Brief:
- Parent company Snap is looking at possible changes to Snapchat that would make public posts stay in the app longer or never disappear, undoing the key disappearing feature of the image-messaging app, unnamed sources told Reuters. Snapchat also is considering whether to reveal the identities of users who make those public posts.
- The possible changes would only affect photos and video shared to "Our Story" collections, which shares content beyond a user's friend network. Users would still have the option to delete posts at any point. However, one source told Reuters that celebrity content could be made permanent.
- Feedback from Snap's four news discovery platform partners could be behind the proposed changes, per the report. The platforms have said that the disappearing, anonymous public Stories are difficult to embed or cite into articles. Snap declined to comment on the plans.
Insight:
Snap's possible changes to the "Our Story" section of the popular social media app may help the company generate another source of ad revenue, as rival Twitter has done. If Snapchat Stories embedded outside of the app lasted longer, the company could potentially earn more advertising revenue for the extend time ads are viewable.
"The advertising would be visible for longer, and I could see advertisers paying more for it," eMarketer analyst Debra Aho Williamson told Reuters.
The biggest risk that Snap faces from making changes to its app is alienating more of its user base just one year after its redesigned app spurred an online protest and caused many users to flee the app. Snap has struggled with a shrinking user base, mounting losses and executive turnover amid more intense competition from larger rival Facebook. The departure of CFO Tim Stone after less than a year on the job may worry advertisers — especially those seeking to reach Snapchat's core audience of millennials and teens — about Snap's financial viability.
In deciding whether to make snaps permanent, Snap also must carefully consider how it handles user privacy amid the data-sharing scandals that have plagued Facebook over the past year. Snap will need to ensure it gets informed consent from users to reveal their identities in the "Our Story" section. To make posts permanent, users also must agree to give up direct control of the images and videos they post publicly, which may discourage people from sharing content in the first place.

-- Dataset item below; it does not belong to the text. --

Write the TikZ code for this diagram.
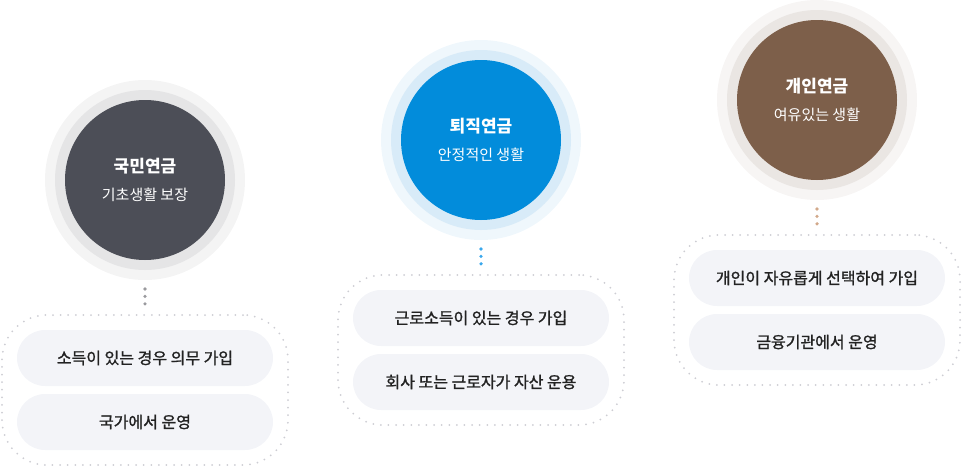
\documentclass[tikz,border=0pt]{standalone}
\usepackage{fontspec}
\setmainfont{Noto Sans CJK KR}
\font\krmid="Noto Sans CJK KR:embolden=1.3" at 16pt
\usepackage{xcolor}
\usepackage{tikz}
\usetikzlibrary{calc, positioning, fit, backgrounds}
\definecolor{kmInner}{HTML}{4C4E57}
\definecolor{kmMid}{HTML}{E5E5E6}
\definecolor{kmOuter}{HTML}{F4F4F4}
\definecolor{kmDot}{HTML}{9A9A9E}
\definecolor{tjInner}{HTML}{028CDB}
\definecolor{tjMid}{HTML}{D8EBF8}
\definecolor{tjOuter}{HTML}{EFF7FC}
\definecolor{tjDot}{HTML}{3AA8EC}
\definecolor{giInner}{HTML}{7D5F4A}
\definecolor{giMid}{HTML}{EAE6E3}
\definecolor{giOuter}{HTML}{F7F5F4}
\definecolor{giDot}{HTML}{D2A98B}
\definecolor{pillfill}{HTML}{F3F4F8}
\definecolor{pilltext}{HTML}{222222}
\definecolor{boxdots}{HTML}{CDCDD3}

\begin{document}
\begin{tikzpicture}[
        x=1pt, y=-1pt,
        pension/.style = {circle, minimum size=160pt, inner sep=0pt, outer sep=0pt, align=center, text=white, font=\fontsize{15}{28}\selectfont},
        item/.style = {rectangle, rounded corners=28pt, fill=pillfill, minimum width=256pt, minimum height=56pt, inner sep=0pt, outer sep=0pt, text=pilltext, font=\krmid},
        group/.style = {rectangle, rounded corners=45pt, draw=boxdots, line width=2pt, line cap=round, dash pattern=on 0pt off 7.6pt, inner sep=15pt, outer sep=0pt},
        link/.style = {draw=#1, line width=3.6pt, line cap=round, dash pattern=on 0pt off 7.4pt}
    ]
        \useasboundingbox (0,0) rectangle (962,466);

        % Circles
        \node (kukmin) [pension, fill=kmInner] at (145,180) {{\fontsize{17}{28}\selectfont\bfseries 국민연금}\\기초생활 보장};
        \node (toejik) [pension, fill=tjInner] at (481,140) {{\fontsize{17}{28}\selectfont\bfseries 퇴직연금}\\안정적인 생활};
        \node (gaein) [pension, fill=giInner] at (817,100) {{\fontsize{17}{28}\selectfont\bfseries 개인연금}\\여유있는 생활};

        \begin{scope}[on background layer]
            \fill [kmOuter] (kukmin) circle (100pt);
            \fill [kmMid] (kukmin) circle (90pt);
            \fill [tjOuter] (toejik) circle (100pt);
            \fill [tjMid] (toejik) circle (90pt);
            \fill [giOuter] (gaein) circle (100pt);
            \fill [giMid] (gaein) circle (90pt);
        \end{scope}

        % Items
        \node (km1) [item, below=70pt of kukmin] {소득이 있는 경우 의무 가입};
        \node (km2) [item, below=8pt of km1] {국가에서 운영};
        \node (kmbox) [group, fit=(km1)(km2)] {};

        \node (tj1) [item, below=70pt of toejik] {근로소득이 있는 경우 가입};
        \node (tj2) [item, below=8pt of tj1] {회사 또는 근로자가 자산 운용};
        \node (tjbox) [group, fit=(tj1)(tj2)] {};

        \node (gi1) [item, below=70pt of gaein] {개인이 자유롭게 선택하여 가입};
        \node (gi2) [item, below=8pt of gi1] {금융기관에서 운영};
        \node (gibox) [group, fit=(gi1)(gi2)] {};

        % Connections
        \draw [link=kmDot] ($(kukmin.south)+(0,29)$) -- ($(kmbox.north)+(0,-10)$);
        \draw [link=tjDot] ($(toejik.south)+(0,29)$) -- ($(tjbox.north)+(0,-10)$);
        \draw [link=giDot] ($(gaein.south)+(0,29)$) -- ($(gibox.north)+(0,-10)$);

    \end{tikzpicture}
\end{document}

The proposed changes come at a turbulent time for the social media company. Despite growing its quarterly revenue by 43%, Snapchat's user base fell for a second straight quarter, with Snap forecasting more declines ahead in its Q3 2018 earnings report. Snap is looking for a new CFO after Tim Stone announced his departure in a regulatory filing on Jan. 15. Chief accountant Lara Sweet will serve as the interim finance head after Stone officially departs on Feb. 5, when Snap next reports its earnings. Stone joined Snap in May after working at Amazon for about 20 years.